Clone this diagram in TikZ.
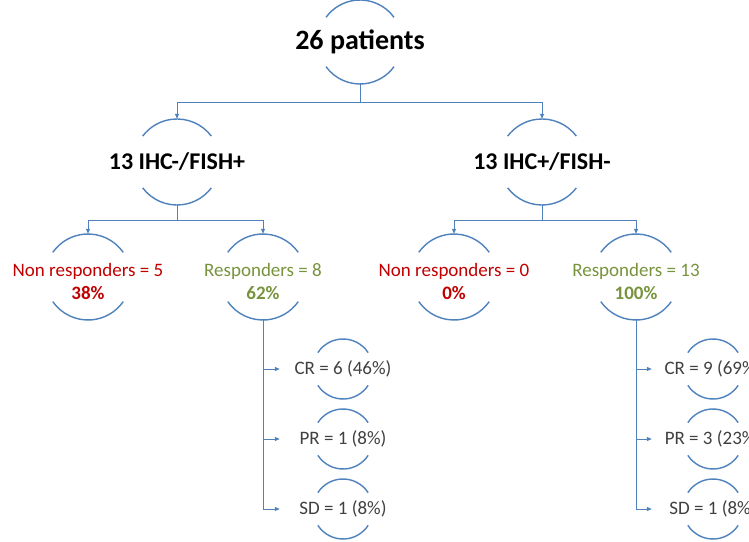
\documentclass[tikz,border=0pt]{standalone}
\usepackage{fontspec}
\setmainfont{Carlito}
\usetikzlibrary{arrows.meta}

\definecolor{linkblue}{HTML}{4F81BD}
\definecolor{nonred}{HTML}{C00000}
\definecolor{respgreen}{HTML}{77933C}
\definecolor{txtgray}{HTML}{404040}

\begin{document}
\begin{tikzpicture}[x=1pt,y=1pt,
	link/.style={draw=linkblue, line width=0.8pt, -{Triangle[length=5pt,width=4pt]}},
	ringline/.style={draw=linkblue, line width=1.4pt},
	ring/.style={circle, minimum size=2*#1, inner sep=0pt},
	toptxt/.style={font=\bfseries\fontsize{28}{32}\selectfont},
	midtxt/.style={font=\bfseries\fontsize{24}{28}\selectfont},
	nontxt/.style={text=nonred, align=center, yshift=-4.5pt, font=\fontsize{19}{23}\selectfont},
	resptxt/.style={text=respgreen, align=center, yshift=-4.5pt, font=\fontsize{19}{23}\selectfont},
	outtxt/.style={text=txtgray, font=\fontsize{19}{23}\selectfont}]
	\useasboundingbox (0,0) rectangle (749,541);
	\clip (0,0) rectangle (749,541);

	% Levels
	\node[ring=42, label={[toptxt]center:26 patients}] (top) at (360,499) {};
	\node[ring=43, label={[midtxt]center:13 IHC-/FISH+}] (ihcneg) at (177,379) {};
	\node[ring=43, label={[midtxt]center:13 IHC+/FISH-}] (ihcpos) at (542,379) {};

	\node[ring=43, label={[nontxt]center:{Non responders = 5\\\textbf{38\%}}}] (nonA) at (88,264) {};
	\node[ring=43, label={[resptxt]center:{Responders = 8\\\textbf{62\%}}}] (respA) at (263,264) {};
	\node[ring=43, label={[nontxt]center:{Non responders = 0\\\textbf{0\%}}}] (nonB) at (454,264) {};
	\node[ring=43, label={[resptxt]center:{Responders = 13\\\textbf{100\%}}}] (respB) at (636,264) {};

	\node[ring=30, label={[outtxt]center:CR = 6 (46\%)}] (crA) at (343,172) {};
	\node[ring=30, label={[outtxt]center:PR = 1 (8\%)}] (prA) at (343,102) {};
	\node[ring=30, label={[outtxt]center:SD = 1 (8\%)}] (sdA) at (343,32) {};
	\node[ring=30, label={[outtxt]center:CR = 9 (69\%)}] (crB) at (713,172) {};
	\node[ring=30, label={[outtxt]center:PR = 3 (23\%)}] (prB) at (713,102) {};
	\node[ring=30, label={[outtxt]center:SD = 1 (8\%)}] (sdB) at (713,32) {};

	% Half rings
	\foreach \n/\r/\a in {top/42/54, ihcneg/43/53, ihcpos/43/53,
		nonA/43/55, respA/43/55, nonB/43/55, respB/43/55,
		crA/30/57, prA/30/57, sdA/30/57, crB/30/57, prB/30/57, sdB/30/57} {
		\draw[ringline] ([shift={(90-\a:\r)}]\n.center) arc[start angle=90-\a, end angle=90+\a, radius=\r];
		\draw[ringline] ([shift={(270-\a:\r)}]\n.center) arc[start angle=270-\a, end angle=270+\a, radius=\r];
	}

	% Connectors
	\draw[link] (top.south) -- ++(0,-18) -| (ihcneg.north);
	\draw[link] (top.south) -- ++(0,-18) -| (ihcpos.north);
	\draw[link] (ihcneg.south) -- ++(0,-15) -| (nonA.north);
	\draw[link] (ihcneg.south) -- ++(0,-15) -| (respA.north);
	\draw[link] (ihcpos.south) -- ++(0,-15) -| (nonB.north);
	\draw[link] (ihcpos.south) -- ++(0,-15) -| (respB.north);

	\foreach \k in {crA, prA, sdA}
		\draw[link, shorten >=33pt] (respA.south) |- (\k.west);
	\foreach \k in {crB, prB, sdB}
		\draw[link, shorten >=31pt] (respB.south) |- (\k.west);
\end{tikzpicture}
\end{document}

◆ ◆ ◆ ◆

The data should be printed again unchanged; leave its pictures out.

Reply to the task —
Clone this diagram in TikZ.
\documentclass[tikz,border=0pt]{standalone}
\usepackage{fontspec}
\setmainfont{Carlito}
\usetikzlibrary{arrows.meta}

\definecolor{linkblue}{HTML}{4F81BD}
\definecolor{nonred}{HTML}{C00000}
\definecolor{respgreen}{HTML}{77933C}
\definecolor{txtgray}{HTML}{404040}

\begin{document}
\begin{tikzpicture}[x=1pt,y=1pt,
	link/.style={draw=linkblue, line width=0.8pt, -{Triangle[length=5pt,width=4pt]}},
	ringline/.style={draw=linkblue, line width=1.4pt},
	ring/.style={circle, minimum size=2*#1, inner sep=0pt},
	toptxt/.style={font=\bfseries\fontsize{28}{32}\selectfont},
	midtxt/.style={font=\bfseries\fontsize{24}{28}\selectfont},
	nontxt/.style={text=nonred, align=center, yshift=-4.5pt, font=\fontsize{19}{23}\selectfont},
	resptxt/.style={text=respgreen, align=center, yshift=-4.5pt, font=\fontsize{19}{23}\selectfont},
	outtxt/.style={text=txtgray, font=\fontsize{19}{23}\selectfont}]
	\useasboundingbox (0,0) rectangle (749,541);
	\clip (0,0) rectangle (749,541);

	% Levels
	\node[ring=42, label={[toptxt]center:26 patients}] (top) at (360,499) {};
	\node[ring=43, label={[midtxt]center:13 IHC-/FISH+}] (ihcneg) at (177,379) {};
	\node[ring=43, label={[midtxt]center:13 IHC+/FISH-}] (ihcpos) at (542,379) {};

	\node[ring=43, label={[nontxt]center:{Non responders = 5\\\textbf{38\%}}}] (nonA) at (88,264) {};
	\node[ring=43, label={[resptxt]center:{Responders = 8\\\textbf{62\%}}}] (respA) at (263,264) {};
	\node[ring=43, label={[nontxt]center:{Non responders = 0\\\textbf{0\%}}}] (nonB) at (454,264) {};
	\node[ring=43, label={[resptxt]center:{Responders = 13\\\textbf{100\%}}}] (respB) at (636,264) {};

	\node[ring=30, label={[outtxt]center:CR = 6 (46\%)}] (crA) at (343,172) {};
	\node[ring=30, label={[outtxt]center:PR = 1 (8\%)}] (prA) at (343,102) {};
	\node[ring=30, label={[outtxt]center:SD = 1 (8\%)}] (sdA) at (343,32) {};
	\node[ring=30, label={[outtxt]center:CR = 9 (69\%)}] (crB) at (713,172) {};
	\node[ring=30, label={[outtxt]center:PR = 3 (23\%)}] (prB) at (713,102) {};
	\node[ring=30, label={[outtxt]center:SD = 1 (8\%)}] (sdB) at (713,32) {};

	% Half rings
	\foreach \n/\r/\a in {top/42/54, ihcneg/43/53, ihcpos/43/53,
		nonA/43/55, respA/43/55, nonB/43/55, respB/43/55,
		crA/30/57, prA/30/57, sdA/30/57, crB/30/57, prB/30/57, sdB/30/57} {
		\draw[ringline] ([shift={(90-\a:\r)}]\n.center) arc[start angle=90-\a, end angle=90+\a, radius=\r];
		\draw[ringline] ([shift={(270-\a:\r)}]\n.center) arc[start angle=270-\a, end angle=270+\a, radius=\r];
	}

	% Connectors
	\draw[link] (top.south) -- ++(0,-18) -| (ihcneg.north);
	\draw[link] (top.south) -- ++(0,-18) -| (ihcpos.north);
	\draw[link] (ihcneg.south) -- ++(0,-15) -| (nonA.north);
	\draw[link] (ihcneg.south) -- ++(0,-15) -| (respA.north);
	\draw[link] (ihcpos.south) -- ++(0,-15) -| (nonB.north);
	\draw[link] (ihcpos.south) -- ++(0,-15) -| (respB.north);

	\foreach \k in {crA, prA, sdA}
		\draw[link, shorten >=33pt] (respA.south) |- (\k.west);
	\foreach \k in {crB, prB, sdB}
		\draw[link, shorten >=31pt] (respB.south) |- (\k.west);
\end{tikzpicture}
\end{document}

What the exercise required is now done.